Avoir Jacques Vergès pour avocat, c’est s’assurer d’un coup de pub à défaut d’une victoire devant les tribunaux. L’Union des professionnels du narguilé (UPN), un syndicat qui combat le décret anti-tabac interdisant de fumer dans les lieux publics et en particulier dans les bars à chichas, s’est attaché ses services il y a environ un mois. « Début janvier, nous nous sentions un peu perdus, raconte Badri Hellou, le président de l’UPN. C’est en entendant Jacques Vergès à la télévision vitupérer contre ce décret que l’idée nous est venue de le contacter. Nous lui avons fait un courrier. Deux mois plus tard, il nous a répondu, acceptant de prendre la défense de notre dossier. Il a des choses à dire à ce sujet. »

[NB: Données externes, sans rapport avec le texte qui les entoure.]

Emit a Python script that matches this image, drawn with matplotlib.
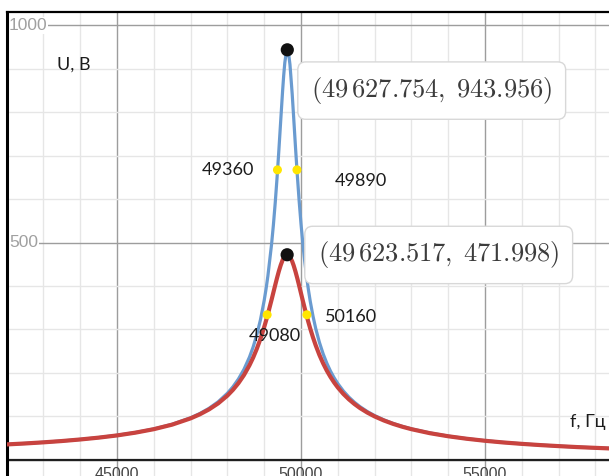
import matplotlib
matplotlib.use("Agg")
import matplotlib.pyplot as plt
from matplotlib.ticker import MultipleLocator

# Resonance curves U(f) for two circuits with different quality factors
freq_hz = [42000, 42500, 43000, 43500, 44000, 44500, 45000, 45500, 46000,
           46500, 47000, 47250, 47500, 47750, 48000, 48150, 48300, 48450,
           48600, 48700, 48800, 48900, 49000, 49050, 49100, 49200, 49250,
           49300, 49350, 49400, 49450, 49500, 49530, 49560, 49600,
           49623.517, 49627.754, 49660, 49700, 49760, 49800, 49850, 49900,
           49950, 50000, 50050, 50100, 50160, 50200, 50250, 50325, 50400,
           50500, 50600, 50700, 50800, 50900, 51000, 51150, 51300, 51450,
           51600, 51800, 52000, 52250, 52500, 52750, 53000, 53500, 54000,
           54500, 55000, 55500, 56000, 56500, 57000, 57500, 58000, 58500]
u_high_q = [35.2, 37.5, 40.1, 43.1, 46.7, 51.0, 56.2, 62.6, 70.8,
            81.6, 96.5, 106.3, 118.3, 133.4, 153.0, 167.8, 185.8, 208.0,
            236.3, 259.6, 288.0, 322.8, 366.8, 392.9, 422.9, 495.9, 540.7,
            592.0, 650.0, 714.4, 782.6, 849.4, 885.1, 914.3, 938.8,
            943.9, 943.956, 936.9, 910.1, 842.9, 789.0, 720.0, 654.6,
            595.4, 543.0, 497.3, 457.4, 416.1, 392.1, 365.3, 330.9, 302.0,
            270.2, 244.1, 222.5, 204.2, 188.7, 175.3, 158.3, 144.2, 132.4,
            122.3, 111.0, 101.6, 91.8, 83.6, 76.8, 71.0, 61.6, 54.3,
            48.5, 43.8, 39.9, 36.6, 33.8, 31.3, 29.2, 27.3, 25.7]
u_low_q = [35.2, 37.4, 40.0, 43.0, 46.6, 50.8, 55.9, 62.3, 70.3,
           80.8, 95.2, 104.5, 115.8, 129.8, 147.6, 160.8, 176.3, 194.9,
           217.5, 235.2, 255.6, 278.8, 305.5, 320.0, 335.4, 368.2, 385.3,
           402.4, 419.0, 434.6, 448.3, 459.6, 464.7, 468.6, 471.6,
           471.998, 472.0, 470.9, 467.1, 456.8, 447.4, 433.3, 417.5,
           400.6, 383.2, 365.9, 349.0, 329.4, 317.0, 302.3, 281.8, 263.2,
           241.2, 222.1, 205.3, 190.7, 177.8, 166.4, 151.6, 139.1, 128.4,
           119.1, 108.6, 99.7, 90.4, 82.6, 76.0, 70.3, 61.1, 54.0,
           48.3, 43.6, 39.7, 36.5, 33.7, 31.3, 29.1, 27.3, 25.6]

# Maxima of both curves
peak_f = [49627.754, 49623.517]
peak_u = [943.956, 471.998]
peak_text = [r"$(49\,627.754,\;943.956)$", r"$(49\,623.517,\;471.998)$"]

# Half-power (0.707 Umax) frequencies
half_f_high = [49360, 49890]
half_u_high = [667.5, 667.5]
half_f_low = [49080, 50160]
half_u_low = [333.8, 333.8]

x_tick_values = [45000, 50000, 55000]
y_tick_values = [500, 1000]

BLUE = "#6a9bd0"
RED = "#c8433f"
YELLOW = "#ffe600"
LABEL_FONT = ["Lato", "DejaVu Sans"]

plt.rcParams["mathtext.fontset"] = "cm"

fig = plt.figure(figsize=(6.09, 4.76), dpi=100)
ax = fig.add_axes([7 / 609, 0, 602 / 609, 464 / 476])
ax.set_xlim(42013, 58367)
ax.set_ylim(-37.5, 1031)

# Graph-paper grid
ax.xaxis.set_major_locator(MultipleLocator(5000))
ax.xaxis.set_minor_locator(MultipleLocator(1000))
ax.yaxis.set_major_locator(MultipleLocator(500))
ax.yaxis.set_minor_locator(MultipleLocator(100))
ax.set_axisbelow(True)
ax.grid(which="minor", color="#e6e6e6", lw=1.0)
ax.grid(which="major", color="#9d9d9d", lw=1.0)
ax.tick_params(which="both", length=0, labelbottom=False, labelleft=False)
for side in ("right", "bottom"):
    ax.spines[side].set_visible(False)
ax.spines["left"].set_linewidth(2.2)
ax.spines["top"].set_linewidth(1.6)
ax.axhline(0, color="#1f1f1f", lw=1.6, zorder=1.5)

# Axis numbers drawn inside the plotting area
for v in x_tick_values:
    ax.annotate(f"{v}", xy=(v, 0), xytext=(0, -5), textcoords="offset points",
                ha="center", va="top", fontsize=11.5, color="#444444",
                family="Liberation Sans")
for v in y_tick_values:
    ax.text(0.003, v, f"{v}", transform=ax.get_yaxis_transform(),
            ha="left", va="center", fontsize=12.5, color="#a0a0a0",
            family="Liberation Sans",
            bbox=dict(fc="white", ec="none", pad=0.6), zorder=2)

# Curves
ax.plot(freq_hz, u_high_q, color=BLUE, lw=2.3, zorder=3,
        solid_joinstyle="round", solid_capstyle="round")
ax.plot(freq_hz, u_low_q, color=RED, lw=3.0, zorder=4,
        solid_joinstyle="round", solid_capstyle="round")

# Points
ax.scatter(half_f_high, half_u_high, s=42, color=YELLOW, edgecolors="none", zorder=5)
ax.scatter(half_f_low, half_u_low, s=42, color=YELLOW, edgecolors="none", zorder=5)
ax.scatter(peak_f, peak_u, s=90, color="#111111", edgecolors="none", zorder=6)

# Coordinate call-outs for the maxima
box_style = dict(boxstyle="round,pad=0.5,rounding_size=0.3", fc="white",
                 ec="#d8d8d8", lw=1.0)
ax.text(53551, 850, peak_text[0], ha="center", va="center", fontsize=19,
        color="#3c3c3c", bbox=box_style, zorder=7)
ax.text(53741, 471.5, peak_text[1], ha="center", va="center", fontsize=19,
        color="#3c3c3c", bbox=box_style, zorder=7)

# Half-power frequency labels
label_kw = dict(ha="center", va="center", fontsize=13, color="#1c1c1c",
                family=LABEL_FONT, zorder=7)
ax.text(48026, 667, f"{half_f_high[0]}", **label_kw)
ax.text(51624, 642.6, f"{half_f_high[1]}", **label_kw)
ax.text(49289, 285.6, f"{half_f_low[0]}", **label_kw)
ax.text(51366, 329, f"{half_f_low[1]}", **label_kw)

# Axis titles
ax.text(43817, 908.9, "U, В", **label_kw)
ax.text(57800, 88, "f, Гц", **label_kw)

fig.savefig("out.png", dpi=100, facecolor="white")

Les propriétaires de bars à chichas sont aux abois. Leur chiffre d’affaires, essentiellement calé sur la partie fumoir, aurait diminué de 30 à 40% depuis l’entrée vigueur du décret, le 2 janvier. Si l’on sert des boissons (généralement sans alcool) et des gâteaux dans les salons à narguilés, les clients s’y rendent avant tout pour partager un moment de convivialité autour d’une pipe à eau.

Fin 2007, il y avait encore 800 établissements à chichas en France, la plupart tenus par des personnes d’origine maghrébine. Une centaine d’entre eux aurait fermé depuis, indique Patrice Druyer, le trésorier de l’UPN et propriétaire de deux bars de ce type à Paris. On dénombrait 3000 employés dans le secteur l’année dernière. « Nous ne savons pas avec exactitude combien ont perdu leur travail avec l’introduction du décret », ajoute Patrice Druyer.

L’application du texte se heurte parfois à la résistance des patrons de ces salons, qui s’estiment discriminés, l’activité principale de leur commerce étant dédiée à la consommation de tabac. « Les clients viennent chez nous en connaissance de cause », argumentent-ils. La police s’en est mêlée, jusqu’à la BAC (Brigade anti-criminalité), qui a procédé à des « descentes » dans les bars à narguilés, déplore Badri Hellou, comme si ces établissements étaient des repaires de délinquants.

Un calme relatif – une pause ? – semble s’être instauré. Certains propriétaires transforment leur affaire en club privé, croyant trouver là une échappatoire au décret. Les salles « fumeurs » et « boissons » sont séparées les unes des autres. Mais attention ! Privé ou pas, il est interdit d’employer des salariés, la loi les protégeant contre le tabagisme passif.

Le grand combat est à venir. C’est là que Jacques Vergès, fumeur de cigares, homme de l’ombre et des amitiés inavouées, entre en jeu. Me Vergès a défendu des criminels moralement chargés, Klaus Barbie, Slobodan Milosevic, Saddam Hussein. Il est aujourd’hui le conseil de Khieu Sampan dans le procès du Khmer Rouge. Fils d’une Vietnamienne et d’un consul de France, l’avocat, actuellement à Paris, que nous avons tenté de joindre à plusieurs reprises mercredi à son cabinet, sans succès, s’est toujours plu, en défendant de tels hommes, à souligner les contradictions des pays « impérialistes », considérant que le plus grand crime était celui du colonialisme.

« Jacques Vergès connaît du monde dans les cercles de pouvoir, c’est pour cela que nous l’avons sollicité, il peut être influent », explique Badri Hellou. L’avocat de 83 ans a trouvé là une cause qui convoque les « libertés individuelles », mais surtout, des souvenirs qui le replongent dans le combat pour l’indépendance de l’Algérie, dont il fut l’un des protagonistes, aux côtés du FLN. La défense des bars à chichas est probablement pour lui une manière de revivre de vieilles batailles et de les poursuivre dans une France transformée.

L’autre pan de la contre-attaque de l’UPN est plus technique. Le syndicat, par l’entremise de l’avocat Amaury Sonet, a déposé un recours en annulation du décret auprès du premier ministre. L’UPN est déterminée à aller « au bout », c’est-à-dire jusqu’à la Cour européenne des droits de l’homme, à Strasbourg.